Resuming on 141 not out, Root continued to show the discipline and concentration of the first day and maintained a similar strike rate until after he reached 200 when he accelerated as England eyed a declaration.
Root scored off each of the four frontline bowlers at a similar rate, scoring 209 runs off 369 balls delivered by them – a combined strike rate of 56.63. Root capitalised on the part-time bowling of Azhar Ali and Shan Masood however, scoring 45 runs off 37 balls – a combined strike rate of 121.62.
The foundation of Root’s innings was his discipline on day one and early on day two. Arriving at the crease in the eighth over of the innings with England 25 for 1 and the new ball swinging Root showed excellent patience and care outside off stump. Over the whole course of his innings Root played no shot to 91 deliveries, that is 22.41% of his balls faced. Root’s forward and back foot defensive shots totalled 106 from which just 15 runs were scored.
Discounting balls that Root played no shot to or defended leaves 209 remaining balls from which Root scored 239 runs. This suggests an efficient attacking player.
Root played 211 shots off the front foot scoring 119 runs and played 155 shots off the back foot scoring 120 runs. His other runs were accrued from coming down the pitch and from shots with footwork categorised as “no movement”.
Root had a slightly higher boundary percentage, 7.58%, when playing off the front foot compared to the back foot, 6.45%, but had a considerably lower dot ball percentage, 47.09%, when playing off the back foot compared to the front foot, 69.19%.
These numbers suggest Root plays off the back foot more when rotating the strike and off the front foot more when looking for boundaries.
Root’s most prolific shot was the drive which earned him 71 runs from 62 shots including ten fours. His next two most prolific modes of scoring were to ‘work’ the ball, 53 off 62, and to ‘push’ the ball, 37 off 41 – just 12 of those 90 runs were boundaries.
Root also played sweeps, slog sweeps, cuts, upper cuts and pulls in an innings which although considered saw him score runs all around the ground.
Indeed, Root scored 134 runs on the off side and 120 runs on the leg side and scored 147 runs in front of square and 107 behind square.

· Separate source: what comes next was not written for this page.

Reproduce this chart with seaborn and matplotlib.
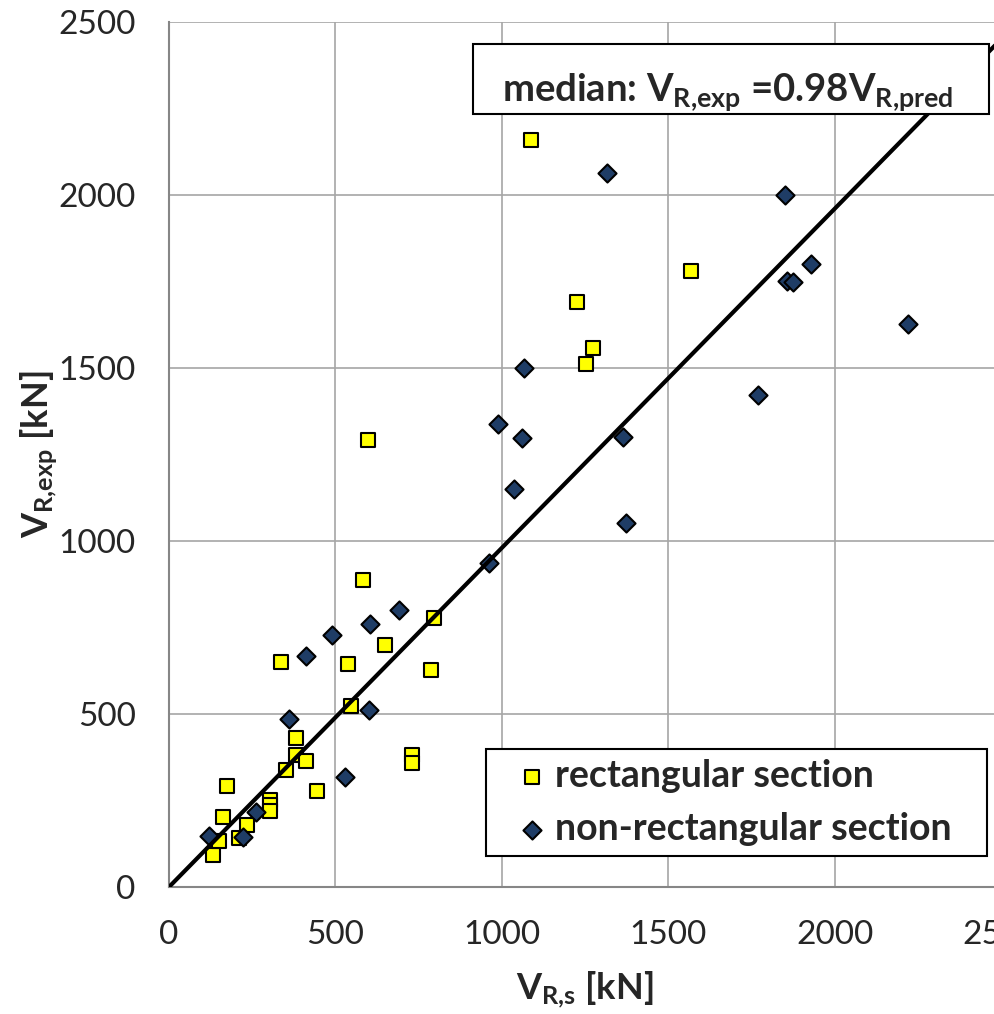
import pandas as pd
import seaborn as sns
import matplotlib.pyplot as plt
from matplotlib.patches import Rectangle

# values (kN)
rect_x = [133, 151, 163, 173, 211, 233, 304, 304, 304, 351, 381, 382, 411, 444,
          537, 546, 583, 598, 649, 731, 731, 787, 797, 337, 1089, 1227, 1253, 1273, 1568]
rect_y = [93, 134, 203, 293, 141, 179, 252, 237, 220, 339, 432, 382, 363, 277,
          645, 524, 888, 1292, 700, 382, 358, 628, 778, 650, 2160, 1692, 1513, 1559, 1781]

nonrect_x = [121, 222, 260, 362, 411, 491, 529, 602, 604, 692, 963, 990, 1037, 1060,
             1067, 1317, 1363, 1373, 1770, 1852, 1856, 1876, 1928, 2220]
nonrect_y = [147, 144, 218, 486, 669, 729, 319, 512, 760, 800, 937, 1337, 1149, 1299,
             1501, 2063, 1301, 1051, 1423, 2001, 1752, 1749, 1800, 1626]

median_factor = 0.98
line_x = [0, 2500]
ticks = [0, 500, 1000, 1500, 2000, 2500]

rect = pd.DataFrame({'pred': rect_x, 'exp': rect_y})
nonrect = pd.DataFrame({'pred': nonrect_x, 'exp': nonrect_y})

sns.set_style('white')
plt.rcParams['font.family'] = ['Lato', 'DejaVu Sans']
plt.rcParams['mathtext.default'] = 'regular'

fig = plt.figure(figsize=(9.94, 10.14), dpi=100)
ax = fig.add_axes([169 / 994, 127 / 1014, 832 / 994, 865 / 1014])

sns.scatterplot(data=rect, x='pred', y='exp', marker='s', s=100, color='#ffff00',
                edgecolor='black', linewidth=1.5, ax=ax, zorder=3,
                label='rectangular section')
sns.scatterplot(data=nonrect, x='pred', y='exp', marker='D', s=85, color='#1f3d66',
                edgecolor='black', linewidth=1.5, ax=ax, zorder=3,
                label='non-rectangular section')

ax.plot(line_x, [v * median_factor for v in line_x], color='black', lw=3, zorder=4)

ax.set_xlim(0, 2500)
ax.set_ylim(0, 2500)
ax.set_xticks(ticks)
ax.set_yticks(ticks)
ax.grid(True, color='#a6a6a6', lw=1.2)
ax.set_axisbelow(True)
for s in ['top', 'right']:
    ax.spines[s].set_visible(False)
for s in ['left', 'bottom']:
    ax.spines[s].set_color('#868686')
    ax.spines[s].set_linewidth(1.5)
ax.tick_params(direction='in', length=8, width=1.2, color='#868686',
               labelsize=24, pad=24)

ax.set_xlabel('$V_{R{,}s}$ [kN]', fontsize=26, fontweight='bold', labelpad=14)
ax.set_ylabel('$V_{R{,}exp}$ [kN]', fontsize=26, fontweight='bold', labelpad=-1)

# legend box drawn separately so its size matches the original
ax.add_patch(Rectangle((0.381, 0.0358), 0.602, 0.1237, transform=ax.transAxes,
                       facecolor='white', edgecolor='black', lw=1.5, zorder=5))
leg = ax.legend(loc='center left', bbox_to_anchor=(0.4185, 0.0358 + 0.1237 / 2),
                borderaxespad=0, borderpad=0, frameon=False,
                prop={'weight': 'bold', 'size': 27},
                handlelength=0.8, handletextpad=0.22, labelspacing=0.5)
leg.set_zorder(6)

ax.add_patch(Rectangle((0.365, 0.894), 0.62, 0.080, transform=ax.transAxes,
                       facecolor='white', edgecolor='black', lw=1.5, zorder=5,
                       clip_on=False))
ax.text(0.400, 0.909, 'median: $V_{R{,}exp}$ =0.98$V_{R{,}pred}$', transform=ax.transAxes,
        fontsize=27.5, fontweight='bold', va='baseline', ha='left', zorder=6)

fig.savefig('out.png', dpi=100)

His favoured sector of the wagon wheel was through cover, where he scored 68 runs.
While Root was able to control the threat of the seamers by leaving a lot of deliveries outside off stump and making them bowl to him he was less able to do that to Yasir from whom a higher percentage of balls threatened the stumps.
Largely due to Yasir’s fuller average length Root played 63.63% of deliveries from him off the front foot, scoring 47 runs at a strike rate of 51.64. Root played a smaller percentage, 23.77%, off the back foot, but scored at a greater strike rate of 66.66 suggesting he looked to capitalise on balls dropped short by the leg-spinner.

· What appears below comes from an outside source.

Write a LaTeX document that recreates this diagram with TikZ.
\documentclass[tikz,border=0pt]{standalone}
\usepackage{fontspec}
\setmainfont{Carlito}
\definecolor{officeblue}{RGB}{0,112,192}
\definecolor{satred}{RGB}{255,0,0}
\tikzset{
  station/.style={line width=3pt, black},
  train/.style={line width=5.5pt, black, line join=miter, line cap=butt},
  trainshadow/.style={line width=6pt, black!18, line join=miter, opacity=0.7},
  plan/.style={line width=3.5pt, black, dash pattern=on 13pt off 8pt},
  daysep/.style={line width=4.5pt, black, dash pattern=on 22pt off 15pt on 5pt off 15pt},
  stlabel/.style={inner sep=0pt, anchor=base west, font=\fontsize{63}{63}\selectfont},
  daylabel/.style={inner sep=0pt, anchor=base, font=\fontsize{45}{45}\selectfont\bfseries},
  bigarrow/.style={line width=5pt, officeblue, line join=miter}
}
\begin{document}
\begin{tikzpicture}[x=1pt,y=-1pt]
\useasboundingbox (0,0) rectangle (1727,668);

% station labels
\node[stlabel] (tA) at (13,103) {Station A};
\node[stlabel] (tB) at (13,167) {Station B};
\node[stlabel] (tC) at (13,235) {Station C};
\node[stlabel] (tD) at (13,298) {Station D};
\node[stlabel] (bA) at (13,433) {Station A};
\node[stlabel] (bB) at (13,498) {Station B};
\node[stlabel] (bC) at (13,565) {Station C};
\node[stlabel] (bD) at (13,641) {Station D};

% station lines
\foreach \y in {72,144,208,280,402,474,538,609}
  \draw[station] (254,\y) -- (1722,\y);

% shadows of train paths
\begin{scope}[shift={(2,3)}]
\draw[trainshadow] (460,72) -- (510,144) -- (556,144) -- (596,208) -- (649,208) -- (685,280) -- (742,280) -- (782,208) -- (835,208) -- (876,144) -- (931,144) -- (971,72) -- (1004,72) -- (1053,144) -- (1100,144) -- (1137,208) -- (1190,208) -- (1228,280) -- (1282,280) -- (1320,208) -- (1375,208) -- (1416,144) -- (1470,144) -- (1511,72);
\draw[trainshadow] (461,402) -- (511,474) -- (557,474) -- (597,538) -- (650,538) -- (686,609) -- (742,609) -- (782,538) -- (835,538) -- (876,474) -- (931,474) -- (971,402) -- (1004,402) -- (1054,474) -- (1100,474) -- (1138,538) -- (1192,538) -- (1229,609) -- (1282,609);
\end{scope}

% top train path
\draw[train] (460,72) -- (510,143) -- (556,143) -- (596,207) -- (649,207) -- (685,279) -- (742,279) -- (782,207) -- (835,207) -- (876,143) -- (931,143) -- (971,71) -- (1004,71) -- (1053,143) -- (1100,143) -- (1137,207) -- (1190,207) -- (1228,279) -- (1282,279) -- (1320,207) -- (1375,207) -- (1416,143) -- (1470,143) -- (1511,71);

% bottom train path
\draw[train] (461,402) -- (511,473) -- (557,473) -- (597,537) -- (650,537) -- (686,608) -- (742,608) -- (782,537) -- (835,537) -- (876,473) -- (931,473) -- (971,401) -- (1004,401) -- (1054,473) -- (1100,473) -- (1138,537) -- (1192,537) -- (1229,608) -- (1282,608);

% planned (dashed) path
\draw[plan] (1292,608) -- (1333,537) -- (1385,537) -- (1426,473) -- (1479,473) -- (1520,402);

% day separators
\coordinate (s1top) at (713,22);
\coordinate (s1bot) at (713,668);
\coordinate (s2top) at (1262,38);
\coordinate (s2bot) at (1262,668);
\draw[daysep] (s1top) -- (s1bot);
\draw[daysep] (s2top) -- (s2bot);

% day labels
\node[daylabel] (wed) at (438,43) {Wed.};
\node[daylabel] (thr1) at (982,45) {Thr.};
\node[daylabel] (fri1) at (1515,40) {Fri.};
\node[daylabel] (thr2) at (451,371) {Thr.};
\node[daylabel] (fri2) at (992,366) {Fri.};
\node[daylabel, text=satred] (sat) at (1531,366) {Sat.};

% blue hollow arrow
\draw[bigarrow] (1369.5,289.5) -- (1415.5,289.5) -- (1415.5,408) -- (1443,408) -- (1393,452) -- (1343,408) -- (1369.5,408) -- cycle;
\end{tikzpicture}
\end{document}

Speaking after play, Root said that when playing against spin “you want to make sure you get right out there and nullify spin or get deep in your crease, let it spin and then hit it at the top of its bounce.” Our system only recorded two of Root’s shots against Yasir as having ‘no movement’ footwork suggesting he did indeed commit to play off either foot and rarely got stuck in between.